======== EXTRACTED RECORDS

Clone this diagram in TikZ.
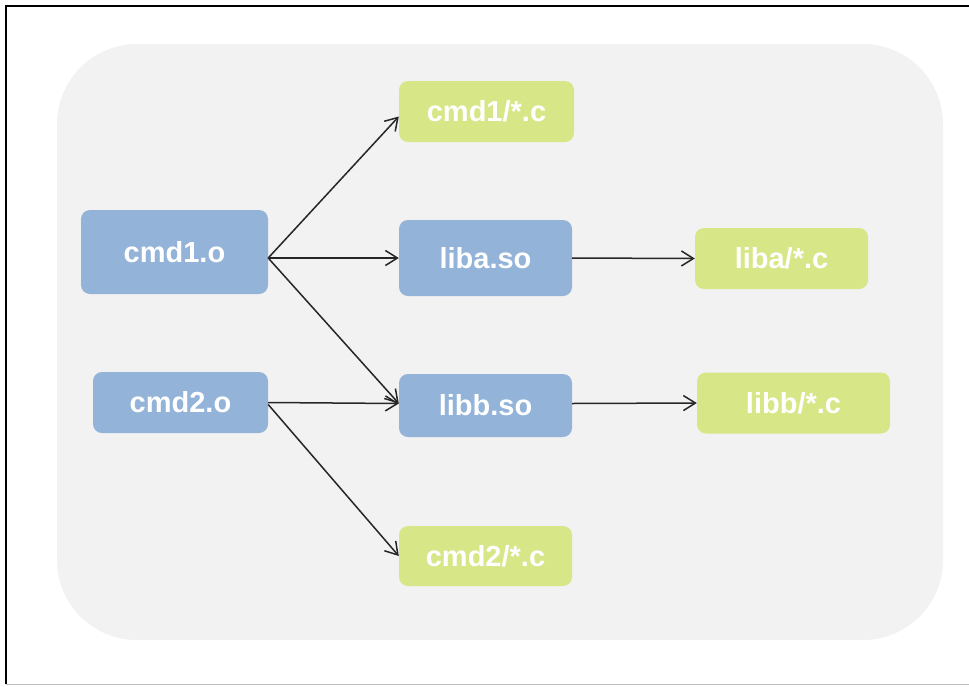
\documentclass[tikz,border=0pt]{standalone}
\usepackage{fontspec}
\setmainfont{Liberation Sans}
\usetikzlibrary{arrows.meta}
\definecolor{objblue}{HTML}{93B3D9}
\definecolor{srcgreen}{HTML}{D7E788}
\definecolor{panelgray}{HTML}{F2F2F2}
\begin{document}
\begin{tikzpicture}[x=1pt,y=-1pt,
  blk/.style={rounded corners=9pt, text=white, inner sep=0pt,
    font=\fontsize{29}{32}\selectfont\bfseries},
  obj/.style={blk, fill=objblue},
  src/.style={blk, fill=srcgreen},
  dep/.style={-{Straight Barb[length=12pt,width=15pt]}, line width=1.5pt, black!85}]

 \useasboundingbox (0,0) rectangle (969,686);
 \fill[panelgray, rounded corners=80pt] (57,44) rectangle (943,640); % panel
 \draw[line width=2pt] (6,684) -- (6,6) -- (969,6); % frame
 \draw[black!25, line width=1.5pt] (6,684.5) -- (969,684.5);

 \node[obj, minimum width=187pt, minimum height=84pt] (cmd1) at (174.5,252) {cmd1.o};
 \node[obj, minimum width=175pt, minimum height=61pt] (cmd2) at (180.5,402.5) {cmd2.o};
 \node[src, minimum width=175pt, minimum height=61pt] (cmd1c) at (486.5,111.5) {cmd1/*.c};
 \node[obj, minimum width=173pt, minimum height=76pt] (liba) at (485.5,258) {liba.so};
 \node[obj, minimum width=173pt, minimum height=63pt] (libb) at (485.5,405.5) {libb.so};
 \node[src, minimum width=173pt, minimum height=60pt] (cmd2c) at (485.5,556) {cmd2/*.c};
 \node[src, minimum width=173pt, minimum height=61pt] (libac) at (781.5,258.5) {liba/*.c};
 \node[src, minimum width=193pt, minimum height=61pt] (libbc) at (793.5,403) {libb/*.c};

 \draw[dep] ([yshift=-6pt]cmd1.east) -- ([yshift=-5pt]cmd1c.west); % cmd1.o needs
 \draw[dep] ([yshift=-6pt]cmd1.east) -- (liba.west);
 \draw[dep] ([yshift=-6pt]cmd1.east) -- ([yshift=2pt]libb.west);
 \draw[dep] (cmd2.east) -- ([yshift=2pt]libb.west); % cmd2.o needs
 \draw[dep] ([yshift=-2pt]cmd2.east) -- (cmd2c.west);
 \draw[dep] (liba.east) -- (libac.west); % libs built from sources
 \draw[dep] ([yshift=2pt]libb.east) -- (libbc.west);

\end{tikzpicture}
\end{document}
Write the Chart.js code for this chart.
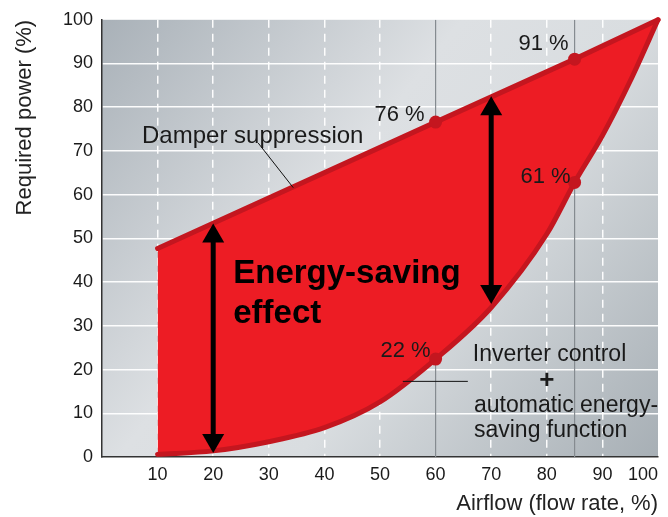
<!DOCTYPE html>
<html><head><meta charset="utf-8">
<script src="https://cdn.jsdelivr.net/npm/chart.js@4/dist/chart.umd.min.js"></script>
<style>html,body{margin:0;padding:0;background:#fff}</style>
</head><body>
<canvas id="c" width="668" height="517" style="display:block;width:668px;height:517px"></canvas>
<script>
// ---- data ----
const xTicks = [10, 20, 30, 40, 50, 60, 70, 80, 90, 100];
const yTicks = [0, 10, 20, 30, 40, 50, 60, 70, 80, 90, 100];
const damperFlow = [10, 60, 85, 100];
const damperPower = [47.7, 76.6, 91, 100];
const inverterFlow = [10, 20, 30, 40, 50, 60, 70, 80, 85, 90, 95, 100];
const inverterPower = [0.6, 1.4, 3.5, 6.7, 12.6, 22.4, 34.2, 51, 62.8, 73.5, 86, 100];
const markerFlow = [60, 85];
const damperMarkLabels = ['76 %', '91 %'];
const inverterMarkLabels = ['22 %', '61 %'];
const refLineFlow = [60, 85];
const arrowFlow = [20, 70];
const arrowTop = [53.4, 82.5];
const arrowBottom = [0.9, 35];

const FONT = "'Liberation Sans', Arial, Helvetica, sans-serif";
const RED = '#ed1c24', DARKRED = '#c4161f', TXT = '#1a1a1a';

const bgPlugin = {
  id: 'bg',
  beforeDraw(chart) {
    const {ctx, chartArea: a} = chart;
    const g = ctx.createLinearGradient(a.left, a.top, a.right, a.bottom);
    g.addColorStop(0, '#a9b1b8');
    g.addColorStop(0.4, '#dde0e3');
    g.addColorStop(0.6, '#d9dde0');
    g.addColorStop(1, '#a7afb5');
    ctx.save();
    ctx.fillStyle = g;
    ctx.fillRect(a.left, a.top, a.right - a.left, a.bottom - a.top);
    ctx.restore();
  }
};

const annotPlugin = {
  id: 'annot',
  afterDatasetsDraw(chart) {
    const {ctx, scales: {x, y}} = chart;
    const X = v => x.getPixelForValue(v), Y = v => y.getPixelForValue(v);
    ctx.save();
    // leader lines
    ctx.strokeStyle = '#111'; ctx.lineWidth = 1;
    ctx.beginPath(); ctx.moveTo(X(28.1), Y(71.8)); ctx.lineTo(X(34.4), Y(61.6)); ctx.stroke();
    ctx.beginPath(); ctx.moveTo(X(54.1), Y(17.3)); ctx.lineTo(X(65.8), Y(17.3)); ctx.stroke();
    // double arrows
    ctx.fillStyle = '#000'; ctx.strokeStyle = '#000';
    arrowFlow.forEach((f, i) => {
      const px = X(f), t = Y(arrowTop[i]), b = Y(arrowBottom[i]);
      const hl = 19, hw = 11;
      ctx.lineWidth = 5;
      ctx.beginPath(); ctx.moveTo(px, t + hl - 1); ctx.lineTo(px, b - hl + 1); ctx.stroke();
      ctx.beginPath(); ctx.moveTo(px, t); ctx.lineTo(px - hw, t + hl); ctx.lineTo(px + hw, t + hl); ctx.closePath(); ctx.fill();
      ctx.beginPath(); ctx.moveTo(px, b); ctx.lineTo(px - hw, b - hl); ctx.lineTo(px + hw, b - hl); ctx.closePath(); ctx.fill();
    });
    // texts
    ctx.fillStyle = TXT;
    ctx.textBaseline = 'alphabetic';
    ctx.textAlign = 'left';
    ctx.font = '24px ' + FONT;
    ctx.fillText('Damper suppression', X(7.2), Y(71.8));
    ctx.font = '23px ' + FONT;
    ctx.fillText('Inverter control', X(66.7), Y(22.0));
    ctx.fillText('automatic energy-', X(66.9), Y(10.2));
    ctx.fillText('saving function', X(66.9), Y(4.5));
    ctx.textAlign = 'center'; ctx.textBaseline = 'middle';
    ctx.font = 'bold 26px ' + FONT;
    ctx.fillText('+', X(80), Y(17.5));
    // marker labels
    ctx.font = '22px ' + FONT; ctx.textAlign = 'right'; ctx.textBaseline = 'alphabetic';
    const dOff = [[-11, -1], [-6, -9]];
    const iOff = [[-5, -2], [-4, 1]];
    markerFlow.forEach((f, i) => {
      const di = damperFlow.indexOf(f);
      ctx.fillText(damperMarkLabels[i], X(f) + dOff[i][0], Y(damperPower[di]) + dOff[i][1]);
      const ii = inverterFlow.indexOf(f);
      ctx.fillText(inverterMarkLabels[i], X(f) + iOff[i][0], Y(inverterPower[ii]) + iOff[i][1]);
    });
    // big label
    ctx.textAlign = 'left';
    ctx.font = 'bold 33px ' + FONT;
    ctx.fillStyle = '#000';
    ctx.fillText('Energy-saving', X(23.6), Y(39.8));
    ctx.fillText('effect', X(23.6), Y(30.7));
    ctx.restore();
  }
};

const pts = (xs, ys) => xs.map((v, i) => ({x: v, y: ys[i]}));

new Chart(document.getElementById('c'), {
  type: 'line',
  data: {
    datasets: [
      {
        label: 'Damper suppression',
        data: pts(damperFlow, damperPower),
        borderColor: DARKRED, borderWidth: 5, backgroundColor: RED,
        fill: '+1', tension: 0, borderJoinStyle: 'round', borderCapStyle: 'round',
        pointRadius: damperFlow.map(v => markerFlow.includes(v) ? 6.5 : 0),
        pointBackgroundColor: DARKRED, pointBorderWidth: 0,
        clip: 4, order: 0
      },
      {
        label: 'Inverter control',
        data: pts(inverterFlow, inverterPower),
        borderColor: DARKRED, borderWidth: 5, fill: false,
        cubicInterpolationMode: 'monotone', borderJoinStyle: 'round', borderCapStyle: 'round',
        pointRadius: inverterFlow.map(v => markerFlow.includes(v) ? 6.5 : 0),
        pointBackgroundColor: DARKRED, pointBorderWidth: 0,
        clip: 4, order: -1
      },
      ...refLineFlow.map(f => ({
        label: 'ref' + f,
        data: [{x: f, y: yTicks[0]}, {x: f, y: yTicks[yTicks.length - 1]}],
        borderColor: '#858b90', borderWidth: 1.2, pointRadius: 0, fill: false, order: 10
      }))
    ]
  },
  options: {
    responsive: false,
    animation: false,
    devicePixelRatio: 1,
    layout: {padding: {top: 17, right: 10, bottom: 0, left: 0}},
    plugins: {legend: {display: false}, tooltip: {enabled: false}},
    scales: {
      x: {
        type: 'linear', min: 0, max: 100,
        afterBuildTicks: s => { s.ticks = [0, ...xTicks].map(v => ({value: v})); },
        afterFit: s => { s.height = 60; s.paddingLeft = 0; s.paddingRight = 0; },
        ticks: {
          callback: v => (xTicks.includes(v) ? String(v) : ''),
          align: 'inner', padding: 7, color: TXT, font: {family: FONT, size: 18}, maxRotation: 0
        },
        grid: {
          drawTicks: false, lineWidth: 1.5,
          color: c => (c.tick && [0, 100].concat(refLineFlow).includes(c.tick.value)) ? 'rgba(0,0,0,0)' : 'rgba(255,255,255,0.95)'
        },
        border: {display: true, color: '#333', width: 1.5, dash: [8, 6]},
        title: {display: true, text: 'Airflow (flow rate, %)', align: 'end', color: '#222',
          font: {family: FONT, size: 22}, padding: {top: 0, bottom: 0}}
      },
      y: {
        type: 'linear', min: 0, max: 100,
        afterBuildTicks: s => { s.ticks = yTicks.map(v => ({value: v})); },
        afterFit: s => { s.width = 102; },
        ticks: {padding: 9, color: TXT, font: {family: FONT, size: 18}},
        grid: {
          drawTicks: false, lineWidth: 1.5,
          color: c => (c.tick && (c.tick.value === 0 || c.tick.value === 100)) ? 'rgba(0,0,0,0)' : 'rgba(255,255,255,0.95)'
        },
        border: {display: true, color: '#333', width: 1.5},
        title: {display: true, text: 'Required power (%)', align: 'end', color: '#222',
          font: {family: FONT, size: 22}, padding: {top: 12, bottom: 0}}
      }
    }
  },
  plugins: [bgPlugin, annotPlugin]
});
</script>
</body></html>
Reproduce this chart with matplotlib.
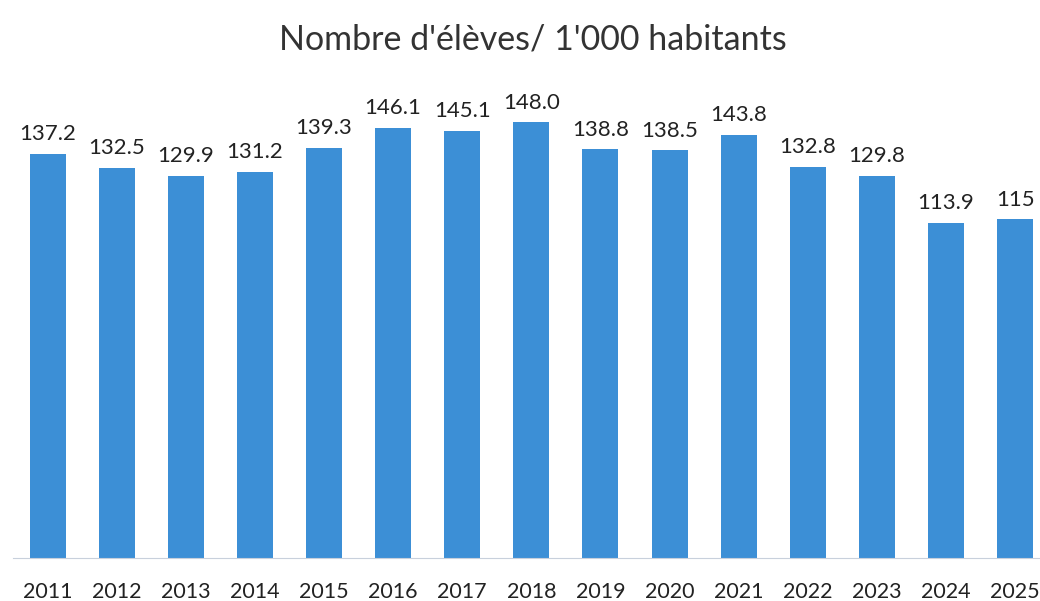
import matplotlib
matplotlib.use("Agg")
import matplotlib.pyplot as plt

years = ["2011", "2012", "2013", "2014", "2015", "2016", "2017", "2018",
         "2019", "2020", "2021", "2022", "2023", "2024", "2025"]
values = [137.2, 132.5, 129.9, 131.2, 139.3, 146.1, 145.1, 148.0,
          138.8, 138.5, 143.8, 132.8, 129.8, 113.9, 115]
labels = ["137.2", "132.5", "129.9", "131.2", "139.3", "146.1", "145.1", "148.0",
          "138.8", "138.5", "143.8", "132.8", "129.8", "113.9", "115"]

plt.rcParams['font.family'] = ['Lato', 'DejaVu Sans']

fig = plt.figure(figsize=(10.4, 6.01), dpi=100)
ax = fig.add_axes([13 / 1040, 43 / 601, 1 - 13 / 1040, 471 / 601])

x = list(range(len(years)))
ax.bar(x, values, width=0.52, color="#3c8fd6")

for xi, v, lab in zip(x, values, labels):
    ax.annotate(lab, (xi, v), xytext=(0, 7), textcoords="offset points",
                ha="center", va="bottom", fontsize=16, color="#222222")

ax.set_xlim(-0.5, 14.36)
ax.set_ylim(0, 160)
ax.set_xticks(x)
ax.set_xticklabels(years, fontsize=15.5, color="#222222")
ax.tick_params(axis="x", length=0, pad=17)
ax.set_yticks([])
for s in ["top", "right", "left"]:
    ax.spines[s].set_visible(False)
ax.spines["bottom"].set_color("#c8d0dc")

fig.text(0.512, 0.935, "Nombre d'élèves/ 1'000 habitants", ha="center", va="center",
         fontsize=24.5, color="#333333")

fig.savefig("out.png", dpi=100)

================

§ **TASK OBJECTIVE**
Make an exact copy of the lines from the top of the material through the line with "(6,684.5) -- (969,684.5);", pictures excluded.

§ **SOLUTION TO THIS PROBLEM**
Clone this diagram in TikZ.
\documentclass[tikz,border=0pt]{standalone}
\usepackage{fontspec}
\setmainfont{Liberation Sans}
\usetikzlibrary{arrows.meta}
\definecolor{objblue}{HTML}{93B3D9}
\definecolor{srcgreen}{HTML}{D7E788}
\definecolor{panelgray}{HTML}{F2F2F2}
\begin{document}
\begin{tikzpicture}[x=1pt,y=-1pt,
  blk/.style={rounded corners=9pt, text=white, inner sep=0pt,
    font=\fontsize{29}{32}\selectfont\bfseries},
  obj/.style={blk, fill=objblue},
  src/.style={blk, fill=srcgreen},
  dep/.style={-{Straight Barb[length=12pt,width=15pt]}, line width=1.5pt, black!85}]

 \useasboundingbox (0,0) rectangle (969,686);
 \fill[panelgray, rounded corners=80pt] (57,44) rectangle (943,640); % panel
 \draw[line width=2pt] (6,684) -- (6,6) -- (969,6); % frame
 \draw[black!25, line width=1.5pt] (6,684.5) -- (969,684.5);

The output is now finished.